>> START

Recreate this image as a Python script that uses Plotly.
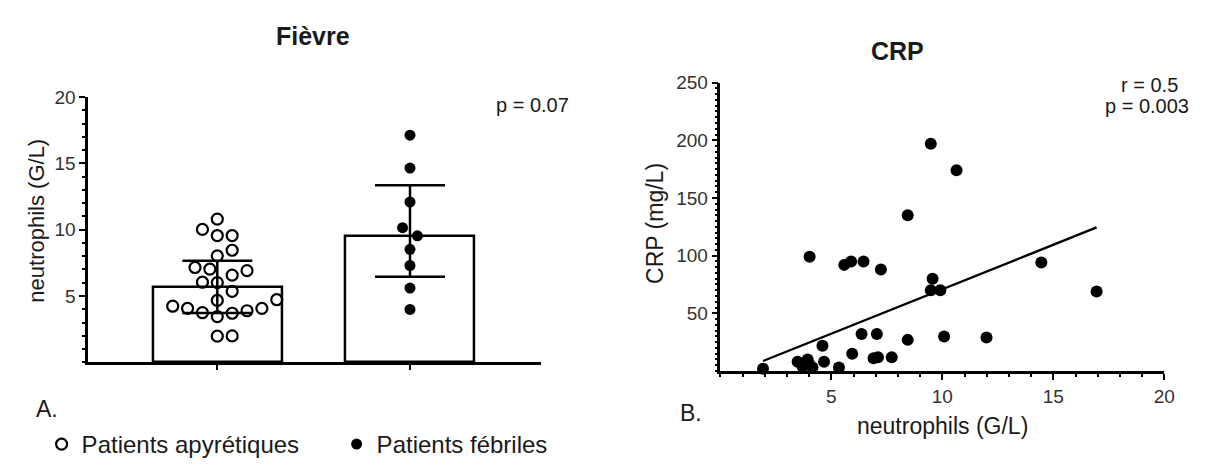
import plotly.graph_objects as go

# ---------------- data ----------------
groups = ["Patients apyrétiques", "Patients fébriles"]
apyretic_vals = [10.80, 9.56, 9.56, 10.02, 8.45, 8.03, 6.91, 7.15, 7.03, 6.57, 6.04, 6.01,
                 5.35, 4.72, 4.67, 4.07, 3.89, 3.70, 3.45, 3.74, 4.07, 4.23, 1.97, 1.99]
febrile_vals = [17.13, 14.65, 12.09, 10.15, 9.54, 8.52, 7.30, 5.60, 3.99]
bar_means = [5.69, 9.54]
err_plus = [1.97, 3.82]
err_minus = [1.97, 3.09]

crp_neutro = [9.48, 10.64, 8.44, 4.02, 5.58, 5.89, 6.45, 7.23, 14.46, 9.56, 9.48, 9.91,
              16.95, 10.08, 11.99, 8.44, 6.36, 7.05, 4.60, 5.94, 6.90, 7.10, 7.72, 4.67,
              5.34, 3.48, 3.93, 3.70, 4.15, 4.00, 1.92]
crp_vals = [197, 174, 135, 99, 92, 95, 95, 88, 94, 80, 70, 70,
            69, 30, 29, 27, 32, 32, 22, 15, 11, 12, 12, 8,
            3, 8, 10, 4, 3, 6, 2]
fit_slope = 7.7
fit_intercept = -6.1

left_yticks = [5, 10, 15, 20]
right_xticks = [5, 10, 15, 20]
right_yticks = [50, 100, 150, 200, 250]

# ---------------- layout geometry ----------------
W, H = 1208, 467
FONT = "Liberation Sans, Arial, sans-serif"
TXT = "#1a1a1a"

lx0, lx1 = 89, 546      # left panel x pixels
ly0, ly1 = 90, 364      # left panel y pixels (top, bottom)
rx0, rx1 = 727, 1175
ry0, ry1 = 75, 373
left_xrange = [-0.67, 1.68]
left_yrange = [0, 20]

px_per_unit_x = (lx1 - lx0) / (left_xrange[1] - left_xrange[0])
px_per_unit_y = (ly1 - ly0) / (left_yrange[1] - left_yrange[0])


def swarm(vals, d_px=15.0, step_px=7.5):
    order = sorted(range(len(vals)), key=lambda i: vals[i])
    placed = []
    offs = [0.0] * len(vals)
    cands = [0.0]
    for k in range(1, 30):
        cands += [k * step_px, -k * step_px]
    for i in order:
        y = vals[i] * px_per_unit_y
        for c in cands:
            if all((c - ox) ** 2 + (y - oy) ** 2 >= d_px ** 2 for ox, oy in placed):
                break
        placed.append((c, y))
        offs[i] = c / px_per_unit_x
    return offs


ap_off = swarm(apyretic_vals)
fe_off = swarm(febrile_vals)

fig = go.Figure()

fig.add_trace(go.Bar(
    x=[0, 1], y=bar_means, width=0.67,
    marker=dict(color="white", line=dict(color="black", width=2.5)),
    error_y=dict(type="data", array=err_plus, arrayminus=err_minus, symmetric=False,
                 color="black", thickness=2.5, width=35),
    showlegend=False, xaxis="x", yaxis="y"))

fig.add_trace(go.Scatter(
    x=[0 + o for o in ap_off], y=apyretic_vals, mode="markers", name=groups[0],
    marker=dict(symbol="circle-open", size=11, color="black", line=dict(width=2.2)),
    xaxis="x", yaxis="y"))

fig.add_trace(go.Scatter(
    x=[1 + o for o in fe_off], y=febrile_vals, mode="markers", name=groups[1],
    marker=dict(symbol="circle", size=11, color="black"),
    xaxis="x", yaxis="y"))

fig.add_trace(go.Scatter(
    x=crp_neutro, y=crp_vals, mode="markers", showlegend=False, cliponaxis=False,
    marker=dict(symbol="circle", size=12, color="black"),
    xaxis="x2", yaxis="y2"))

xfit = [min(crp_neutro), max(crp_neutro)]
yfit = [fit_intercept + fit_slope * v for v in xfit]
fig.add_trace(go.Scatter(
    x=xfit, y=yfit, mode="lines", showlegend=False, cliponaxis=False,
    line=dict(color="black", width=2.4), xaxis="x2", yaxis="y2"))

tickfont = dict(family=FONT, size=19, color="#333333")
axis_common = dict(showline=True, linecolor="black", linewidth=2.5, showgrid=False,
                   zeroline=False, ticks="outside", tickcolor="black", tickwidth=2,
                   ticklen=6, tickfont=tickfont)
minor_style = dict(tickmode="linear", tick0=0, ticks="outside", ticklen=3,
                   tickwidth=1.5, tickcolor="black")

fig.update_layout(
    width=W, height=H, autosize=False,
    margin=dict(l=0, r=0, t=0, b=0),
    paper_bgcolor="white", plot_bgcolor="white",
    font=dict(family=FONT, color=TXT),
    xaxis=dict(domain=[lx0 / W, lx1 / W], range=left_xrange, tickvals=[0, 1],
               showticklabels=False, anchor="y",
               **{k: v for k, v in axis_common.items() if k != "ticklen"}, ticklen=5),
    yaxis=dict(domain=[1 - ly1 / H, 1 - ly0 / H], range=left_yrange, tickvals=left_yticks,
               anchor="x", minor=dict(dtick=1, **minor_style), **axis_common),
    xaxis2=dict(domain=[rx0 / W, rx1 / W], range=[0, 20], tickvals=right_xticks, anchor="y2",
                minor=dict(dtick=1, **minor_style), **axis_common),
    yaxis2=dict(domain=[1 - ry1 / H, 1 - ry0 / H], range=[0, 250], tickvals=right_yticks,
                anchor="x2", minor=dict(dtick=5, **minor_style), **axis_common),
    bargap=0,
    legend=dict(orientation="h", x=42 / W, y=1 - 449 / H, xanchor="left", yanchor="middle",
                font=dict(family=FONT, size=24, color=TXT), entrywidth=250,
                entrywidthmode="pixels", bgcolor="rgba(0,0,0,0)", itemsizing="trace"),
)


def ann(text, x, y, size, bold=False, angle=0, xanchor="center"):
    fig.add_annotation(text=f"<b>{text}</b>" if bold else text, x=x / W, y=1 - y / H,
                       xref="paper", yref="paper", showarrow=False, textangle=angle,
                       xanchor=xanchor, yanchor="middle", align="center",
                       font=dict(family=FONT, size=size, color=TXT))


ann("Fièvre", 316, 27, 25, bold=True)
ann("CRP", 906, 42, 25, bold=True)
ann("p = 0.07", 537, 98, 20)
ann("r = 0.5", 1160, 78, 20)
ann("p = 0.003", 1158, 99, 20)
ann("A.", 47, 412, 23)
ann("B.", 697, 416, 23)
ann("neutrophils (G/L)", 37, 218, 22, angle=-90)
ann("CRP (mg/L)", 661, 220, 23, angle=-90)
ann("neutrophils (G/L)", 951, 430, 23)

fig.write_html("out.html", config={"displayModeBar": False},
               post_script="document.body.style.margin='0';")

>> END

#### [REQUIRED WORK]
The data above should be repeated exactly, minus any pictures.

#### [SOLUTION FOR THIS TASK]
Recreate this image as a Python script that uses Plotly.
import plotly.graph_objects as go

# ---------------- data ----------------
groups = ["Patients apyrétiques", "Patients fébriles"]
apyretic_vals = [10.80, 9.56, 9.56, 10.02, 8.45, 8.03, 6.91, 7.15, 7.03, 6.57, 6.04, 6.01,
                 5.35, 4.72, 4.67, 4.07, 3.89, 3.70, 3.45, 3.74, 4.07, 4.23, 1.97, 1.99]
febrile_vals = [17.13, 14.65, 12.09, 10.15, 9.54, 8.52, 7.30, 5.60, 3.99]
bar_means = [5.69, 9.54]
err_plus = [1.97, 3.82]
err_minus = [1.97, 3.09]

crp_neutro = [9.48, 10.64, 8.44, 4.02, 5.58, 5.89, 6.45, 7.23, 14.46, 9.56, 9.48, 9.91,
              16.95, 10.08, 11.99, 8.44, 6.36, 7.05, 4.60, 5.94, 6.90, 7.10, 7.72, 4.67,
              5.34, 3.48, 3.93, 3.70, 4.15, 4.00, 1.92]
crp_vals = [197, 174, 135, 99, 92, 95, 95, 88, 94, 80, 70, 70,
            69, 30, 29, 27, 32, 32, 22, 15, 11, 12, 12, 8,
            3, 8, 10, 4, 3, 6, 2]
fit_slope = 7.7
fit_intercept = -6.1

left_yticks = [5, 10, 15, 20]
right_xticks = [5, 10, 15, 20]
right_yticks = [50, 100, 150, 200, 250]

# ---------------- layout geometry ----------------
W, H = 1208, 467
FONT = "Liberation Sans, Arial, sans-serif"
TXT = "#1a1a1a"

lx0, lx1 = 89, 546      # left panel x pixels
ly0, ly1 = 90, 364      # left panel y pixels (top, bottom)
rx0, rx1 = 727, 1175
ry0, ry1 = 75, 373
left_xrange = [-0.67, 1.68]
left_yrange = [0, 20]

px_per_unit_x = (lx1 - lx0) / (left_xrange[1] - left_xrange[0])
px_per_unit_y = (ly1 - ly0) / (left_yrange[1] - left_yrange[0])


def swarm(vals, d_px=15.0, step_px=7.5):
    order = sorted(range(len(vals)), key=lambda i: vals[i])
    placed = []
    offs = [0.0] * len(vals)
    cands = [0.0]
    for k in range(1, 30):
        cands += [k * step_px, -k * step_px]
    for i in order:
        y = vals[i] * px_per_unit_y
        for c in cands:
            if all((c - ox) ** 2 + (y - oy) ** 2 >= d_px ** 2 for ox, oy in placed):
                break
        placed.append((c, y))
        offs[i] = c / px_per_unit_x
    return offs


ap_off = swarm(apyretic_vals)
fe_off = swarm(febrile_vals)

fig = go.Figure()

fig.add_trace(go.Bar(
    x=[0, 1], y=bar_means, width=0.67,
    marker=dict(color="white", line=dict(color="black", width=2.5)),
    error_y=dict(type="data", array=err_plus, arrayminus=err_minus, symmetric=False,
                 color="black", thickness=2.5, width=35),
    showlegend=False, xaxis="x", yaxis="y"))

fig.add_trace(go.Scatter(
    x=[0 + o for o in ap_off], y=apyretic_vals, mode="markers", name=groups[0],
    marker=dict(symbol="circle-open", size=11, color="black", line=dict(width=2.2)),
    xaxis="x", yaxis="y"))

fig.add_trace(go.Scatter(
    x=[1 + o for o in fe_off], y=febrile_vals, mode="markers", name=groups[1],
    marker=dict(symbol="circle", size=11, color="black"),
    xaxis="x", yaxis="y"))

fig.add_trace(go.Scatter(
    x=crp_neutro, y=crp_vals, mode="markers", showlegend=False, cliponaxis=False,
    marker=dict(symbol="circle", size=12, color="black"),
    xaxis="x2", yaxis="y2"))

xfit = [min(crp_neutro), max(crp_neutro)]
yfit = [fit_intercept + fit_slope * v for v in xfit]
fig.add_trace(go.Scatter(
    x=xfit, y=yfit, mode="lines", showlegend=False, cliponaxis=False,
    line=dict(color="black", width=2.4), xaxis="x2", yaxis="y2"))

tickfont = dict(family=FONT, size=19, color="#333333")
axis_common = dict(showline=True, linecolor="black", linewidth=2.5, showgrid=False,
                   zeroline=False, ticks="outside", tickcolor="black", tickwidth=2,
                   ticklen=6, tickfont=tickfont)
minor_style = dict(tickmode="linear", tick0=0, ticks="outside", ticklen=3,
                   tickwidth=1.5, tickcolor="black")

fig.update_layout(
    width=W, height=H, autosize=False,
    margin=dict(l=0, r=0, t=0, b=0),
    paper_bgcolor="white", plot_bgcolor="white",
    font=dict(family=FONT, color=TXT),
    xaxis=dict(domain=[lx0 / W, lx1 / W], range=left_xrange, tickvals=[0, 1],
               showticklabels=False, anchor="y",
               **{k: v for k, v in axis_common.items() if k != "ticklen"}, ticklen=5),
    yaxis=dict(domain=[1 - ly1 / H, 1 - ly0 / H], range=left_yrange, tickvals=left_yticks,
               anchor="x", minor=dict(dtick=1, **minor_style), **axis_common),
    xaxis2=dict(domain=[rx0 / W, rx1 / W], range=[0, 20], tickvals=right_xticks, anchor="y2",
                minor=dict(dtick=1, **minor_style), **axis_common),
    yaxis2=dict(domain=[1 - ry1 / H, 1 - ry0 / H], range=[0, 250], tickvals=right_yticks,
                anchor="x2", minor=dict(dtick=5, **minor_style), **axis_common),
    bargap=0,
    legend=dict(orientation="h", x=42 / W, y=1 - 449 / H, xanchor="left", yanchor="middle",
                font=dict(family=FONT, size=24, color=TXT), entrywidth=250,
                entrywidthmode="pixels", bgcolor="rgba(0,0,0,0)", itemsizing="trace"),
)


def ann(text, x, y, size, bold=False, angle=0, xanchor="center"):
    fig.add_annotation(text=f"<b>{text}</b>" if bold else text, x=x / W, y=1 - y / H,
                       xref="paper", yref="paper", showarrow=False, textangle=angle,
                       xanchor=xanchor, yanchor="middle", align="center",
                       font=dict(family=FONT, size=size, color=TXT))


ann("Fièvre", 316, 27, 25, bold=True)
ann("CRP", 906, 42, 25, bold=True)
ann("p = 0.07", 537, 98, 20)
ann("r = 0.5", 1160, 78, 20)
ann("p = 0.003", 1158, 99, 20)
ann("A.", 47, 412, 23)
ann("B.", 697, 416, 23)
ann("neutrophils (G/L)", 37, 218, 22, angle=-90)
ann("CRP (mg/L)", 661, 220, 23, angle=-90)
ann("neutrophils (G/L)", 951, 430, 23)

fig.write_html("out.html", config={"displayModeBar": False},
               post_script="document.body.style.margin='0';")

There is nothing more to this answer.